Marcher dans la ville
C’est une avenue large comme un terrain de foot comme il y en a beaucoup aux Etats-Unis. Elle est bordée de palmiers et d’eucalyptus. On est en Californie. La nuit tombe doucement sur ce quartier résidentiel de la Silicon Valley, à 45 minutes de San Francisco, à 20 minutes de Mountain View, alias Google City. Maison-jardin, maison-jardin, maison-jardin. Tout le monde est chez soi. Ceux qui ne le sont pas sont en voiture. Sur la grande avenue large comme un terrain de foot. Aussi loin que le regard peut porter, il n’y a pas de piétons. Banalité absolue pour un Américain, le phénomène frappe tout Européen en visite. Et il faut justement marcher dans ces rues vides pour en prendre la mesure. Pour sentir sur soi les regards étonnés et vaguement inquiets. Qui est cette femme qui n’a pas de voiture? Marcher, ici, c’est faire l’expérience de la marginalité.
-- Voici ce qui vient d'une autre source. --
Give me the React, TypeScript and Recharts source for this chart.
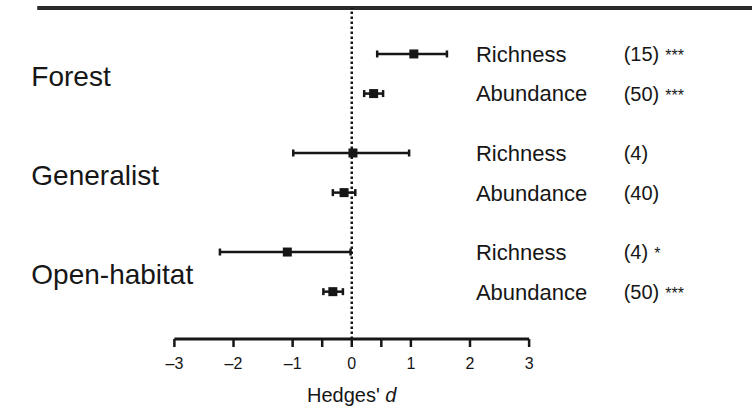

Renversement de perspective avec un marcheur patenté, poète à ses heures et grand amateur de contrepèteries, Léon-Paul Fargue. Son professeur de français s’appelait Mallarmé et son camarade de classe Alfred Jarry. Il écrivait pour les promeneurs qui ont du «temps à perdre» et qui aiment Paris. Du temps à perdre… On comprend que c’est précisément cette expression qui a fait remonter les souvenirs d’avenues californiennes, lourdes de parfums du Pacifique mais vides de promeneurs. Marcher là-bas, c’est signifier qu’on n’a rien à faire.
Léon-Paul Fargue, lui, flânait, c’està-dire qu’il savourait le fait de perdre son temps, autrement dit, de vaquer sans plan préconçu, ouvert à la rencontre qui peut surgir au coin des rues. Des rues pleines de gens évidemment, hommes, femmes, enfants, vieillards et nourrissons qui déambulent, affairés ou rêveurs, entre la gare du Nord, la gare de l’Est et le boulevard de la Chapelle. C’est le quartier de Fargue tel qu’il le présente dans Le Piéton de
Paris, son livre le plus connu. Ecrivain-piéton, il marchait pour ressentir. La rue, disait-il, est un «music-hall où l’on est à la fois acteur et spectateur». Dans ce théâtre improvisé, on voit l’Autre, sans cesse, jusqu’à l’épuisement peut-être, jusqu’à la nausée parfois, mais il est là, faisant corps avec soi, par le simple fait de partager le même trottoir. Corps, regards, paroles: tous acteurs, tous spectateurs. Piétons inscrits dans la ville. Citoyens d’un monde en train de se faire, chaque jour.